Sarkozy sait-il encore ce qu'il fait ? Et sait-il encore ce que présider la France veut dire ? Au vu des problèmes qu'il contribue lui-même à générer, des atermoiements, des revirements de positions, des mises en difficultés qu'il suscite ou des protections indélicates qu'il s'est évertué à maintenir : on peut largement en douter.
Il a, dit-on, brusquement perdu son socle électoral de premier tour, qui était jusqu'ici assez stable en intentions de vote. Il a notamment chuté sur les thématiques régaliennes et chaque jour davantage, il rend possible la qualification de Le Pen lors de la présidentielle contre son propre camp. Car ce qui fait parler aujourd'hui, ce n'est pas tant la validité et la qualité des sondages car, comme lors des précédentes échéances, systématiquement à plus d'un an, c'est souvent l'inverse de ce qui est prédit qui se déroule.
Non, le fait le plus marquant, c'est la chute de Sarkozy d'un socle pourtant traditionnel, décrochage inéluctable tant l'interessé va de revirements en déconvenues, d'échecs en désaveux.

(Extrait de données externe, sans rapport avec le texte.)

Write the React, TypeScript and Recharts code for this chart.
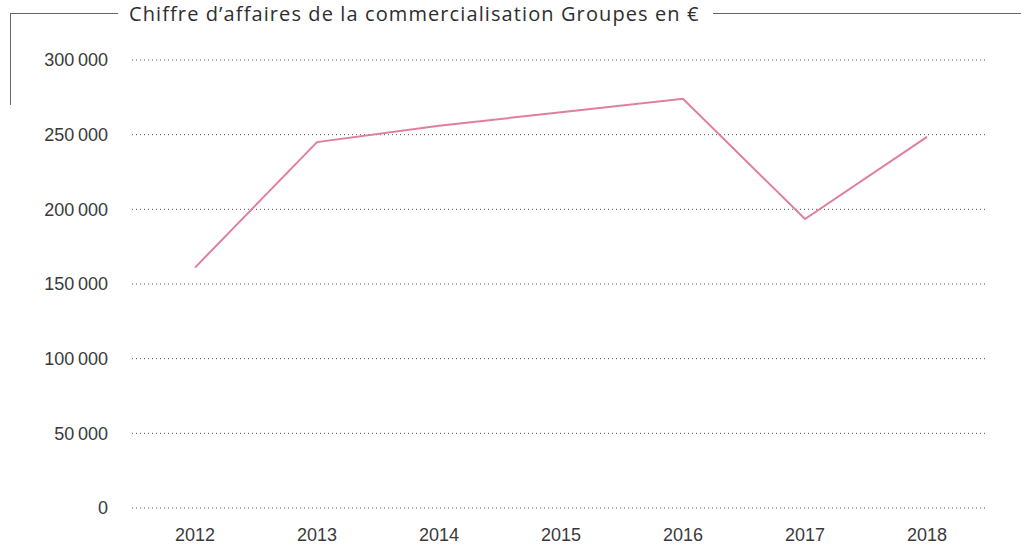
import { LineChart, Line, XAxis, YAxis, CartesianGrid } from "recharts";

const years = ["2012", "2013", "2014", "2015", "2016", "2017", "2018"];
const revenue = [161000, 245000, 256000, 265000, 274000, 193500, 248500];
const yTicks = [0, 50000, 100000, 150000, 200000, 250000, 300000];

const data = years.map((year, i) => ({ year, value: revenue[i] }));

const formatNumber = (v: number) =>
  String(v).replace(/\B(?=(\d{3})+(?!\d))/g, "\u2009");

const tickStyle = { fontSize: 18, fill: "#3a3a3a", fontFamily: "Liberation Sans, Arial, sans-serif" };

export default function App() {
  return (
    <div style={{ position: "absolute", left: 0, top: 0, width: 1021, height: 545, background: "#fff" }}>
      {/* frame around the title */}
      <div style={{ position: "absolute", left: 10, top: 13, width: 107, height: 91, borderTop: "1px solid #666", borderLeft: "1px solid #666" }} />
      <div style={{ position: "absolute", left: 713, top: 13, width: 308, borderTop: "1px solid #666" }} />
      <div
        style={{
          position: "absolute",
          left: 129,
          top: 0,
          fontFamily: "'Open Sans', sans-serif",
          fontSize: 20,
          letterSpacing: 1.1,
          lineHeight: "27px",
          color: "#2e2e2e",
          whiteSpace: "nowrap",
        }}
      >
        Chiffre d’affaires de la commercialisation Groupes en €
      </div>
      <LineChart width={1021} height={545} data={data} margin={{ top: 60, right: 35, bottom: 0, left: 0 }}>
        <CartesianGrid vertical={false} stroke="#555" strokeDasharray="1 3" />
        <XAxis
          dataKey="year"
          axisLine={false}
          tickLine={false}
          tickSize={0}
          tickMargin={20}
          height={37}
          tick={tickStyle}
          interval={0}
          padding={{ left: 63, right: 59 }}
        />
        <YAxis
          domain={[0, 300000]}
          ticks={yTicks}
          axisLine={false}
          tickLine={false}
          tickSize={0}
          tickMargin={24}
          width={132}
          tick={tickStyle}
          tickFormatter={formatNumber}
        />
        <Line
          type="linear"
          dataKey="value"
          stroke="#e07ea0"
          strokeWidth={2}
          dot={false}
          isAnimationActive={false}
        />
      </LineChart>
    </div>
  );
}
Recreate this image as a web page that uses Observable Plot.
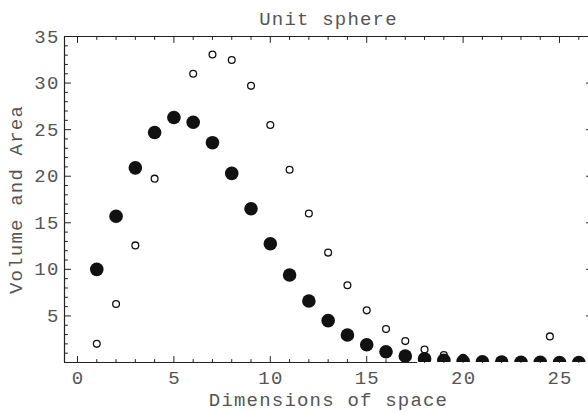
<!DOCTYPE html>
<html>
<head>
<meta charset="utf-8">
<script src="https://cdn.jsdelivr.net/npm/d3@7"></script>
<script src="https://cdn.jsdelivr.net/npm/@observablehq/plot@0.6"></script>
<style>
  html, body { margin: 0; padding: 0; background: #fff; overflow: hidden; }
  svg text { letter-spacing: 1.2px; }
</style>
</head>
<body>
<div id="chart"></div>
<script>
// Filled dots: volume (scaled) per dimension
const volDims = [1,2,3,4,5,6,7,8,9,10,11,12,13,14,15,16,17,18,19,20,21,22,23,24,25,26];
const volValues = [10.0,15.7,20.9,24.7,26.3,25.8,23.6,20.3,16.5,12.75,9.4,6.6,4.5,2.95,1.9,1.15,0.7,0.4,0.23,0.13,0.07,0.04,0.02,0.01,0.005,0.003];
// Open circles: area per dimension
const areaDims = [1,2,3,4,5,6,7,8,9,10,11,12,13,14,15,16,17,18,19,20,21,22,23,24.5];
const areaValues = [2.0,6.28,12.57,19.74,26.3,31.0,33.07,32.47,29.7,25.5,20.7,16.0,11.8,8.3,5.6,3.6,2.3,1.4,0.8,0.5,0.3,0.15,0.08,2.8];

const xTickLabels = [0,5,10,15,20,25];
const xMinorTicks = [1,2,3,4,6,7,8,9,11,12,13,14,16,17,18,19,21,22,23,24,26];
const yTickLabels = [5,10,15,20,25,30,35];
const yMinorTicks = [1,2,3,4,6,7,8,9,11,12,13,14,16,17,18,19,21,22,23,24,26,27,28,29,31,32,33,34];

const titleText = "Unit sphere";
const xLabel = "Dimensions of space";
const yLabel = "Volume and Area";

const xDomain = [-0.674, 26.71];
const yDomain = [0, 35];
const bottomLineEnd = 17.64;

const volData = volDims.map((d, i) => ({x: d, y: volValues[i]}));
const areaData = areaDims.map((d, i) => ({x: d, y: areaValues[i]}));

const font = "'Liberation Mono', 'DejaVu Sans Mono', monospace";
const labelColor = "#555";
const frameColor = "#222";
const tickShape = {draw(context, l) { context.moveTo(0, 0); context.lineTo(0, -l); }};
const fs = 19;

function ticks(data, channel, frameAnchor, rotate, length) {
  return Plot.vector(data, {
    [channel]: d => d, frameAnchor, rotate, length, anchor: "start",
    shape: tickShape, stroke: frameColor, strokeWidth: 1
  });
}

const chart = Plot.plot({
  width: 588,
  height: 412,
  marginLeft: 64,
  marginRight: -4,
  marginTop: 36,
  marginBottom: 50,
  x: {domain: xDomain, axis: null},
  y: {domain: yDomain, axis: null},
  style: {fontFamily: font, background: "#fff"},
  marks: [
    // frame lines
    Plot.ruleX([xDomain[0]], {stroke: frameColor, strokeWidth: 1.2}),
    Plot.ruleY([yDomain[1]], {stroke: frameColor, strokeWidth: 1.2}),
    Plot.ruleY([yDomain[0]], {x1: xDomain[0], x2: bottomLineEnd, stroke: frameColor, strokeWidth: 1.2}),
    // ticks (inward)
    ticks(xTickLabels, "x", "bottom", 0, 6),
    ticks(xMinorTicks, "x", "bottom", 0, 3),
    ticks(xTickLabels, "x", "top", 180, 6),
    ticks(xMinorTicks, "x", "top", 180, 3),
    ticks(yTickLabels, "y", "left", 90, 6),
    ticks(yMinorTicks, "y", "left", 90, 3),
    ticks(yTickLabels, "y", "right", -90, 6),
    ticks(yMinorTicks, "y", "right", -90, 3),
    // tick labels
    Plot.text(xTickLabels, {x: d => d, text: d => String(d), frameAnchor: "bottom", textAnchor: "middle", lineAnchor: "bottom", dy: 21, dx: 0.6, fontSize: fs, fill: labelColor}),
    Plot.text(yTickLabels, {y: d => d, text: d => String(d), frameAnchor: "left", textAnchor: "end", dx: -5, lineAnchor: "middle", fontSize: fs, fill: labelColor}),
    // titles
    Plot.text([titleText], {text: d => d, frameAnchor: "top", textAnchor: "middle", lineAnchor: "bottom", dy: -12, fontSize: fs, fill: labelColor}),
    Plot.text([xLabel], {text: d => d, frameAnchor: "bottom", textAnchor: "middle", lineAnchor: "bottom", dy: 43, fontSize: fs, fill: labelColor}),
    Plot.text([yLabel], {text: d => d, frameAnchor: "left", textAnchor: "middle", rotate: -90, dx: -49, lineAnchor: "middle", fontSize: fs, fill: labelColor}),
    // data
    Plot.dot(areaData, {x: "x", y: "y", r: 3.4, stroke: "#111", strokeWidth: 1.3, fill: "#fff", clip: true}),
    Plot.dot(volData, {x: "x", y: "y", r: 6.8, fill: "#111", stroke: "none", clip: true})
  ]
});
document.getElementById("chart").append(chart);
</script>
</body>
</html>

Un socle qui avait résisté malgré la longue liste des avatars de la présidence Sarkozy : promesses non tenues, allers et retours comme sur le bouclier fiscal, abandon de positions pourtant fortement affirmées... Sarkozy apparaît pour un nombre grandissant comme incapable de décider et de faire appliquer la moindre idée.
Sa mise en cause des magistrats a eu un impact désastreux sur son électorat au regard de l'estime recueillie par cette profession dans la population, tout comme les grèves de la faim de CRS, dont les casernes étaient menacées de fermeture, la lente dégringolade d'Alliot-Marie et ses explications nébuleuses dont le départ a trop tardé en pleine révolution arabe, l'absence de réponse de l'exécutif face à ces événements, les déboires diplomatiques d'un ambassadeur se réclamant "sarko-boy", resurgence clinquante au moment où Sarkozy voulait se redonner une image de "vrai président" dont il n'aura jamais réussi à se draper ...
Enfin, l'image d'une France abîmée à l'extérieur est peut-être encore plus insupportable aux yeux des électeurs de la droite traditionnelle attachés à un certain rayonnement de leur pays.
S'ajoute l'éloge des racines chrétiennes de la France que cette frange de l'électorat juge hors de propos, elle qui n'a apprécié qu'on chasse les Roms (souvenons-nous des propos même du Vatican ...) puis le limogeage d'un conseiller à la diversité et le clash avec les musulmans... autant de prises de positions qui, consenties ou assimilées à des erreurs, fonctionnent comme des vases communicants pour le FN et le décrochage Sarkozyste qui apparaît de plus en plus "durable".
Alors la majorité est tendue. Certains se lâchent (Brunel ...), les satellites s'interrogent (Borloo, Morin), les concurrents observent (Copé, Fillon, Juppé...), les ennemis négocient (Villepin ...) car l'hypothèse d'un autre 21 avril, à l'envers ou pas, commence à être "envisagée". Même le resserrage des rangs à Gauche va devenir, lui aussi, une question qui se posera à un moment donné pour que la Gauche soit au moins qualifiée pour un second tour ...
Si Sarkozy envisageait un temps, de soutenir une candidature Borloo, dans un intérêt électoral bien compris celui d'évacuer Bayrou et de drainer des voix centristes jusqu'à lui, précieuses pour le second tour, la tournure du paysage politique à un an de l'échéance, fait émettre des réserves par celui qui n'a qu'un objectif : inverser des tendances, déjà jugées très lourdes.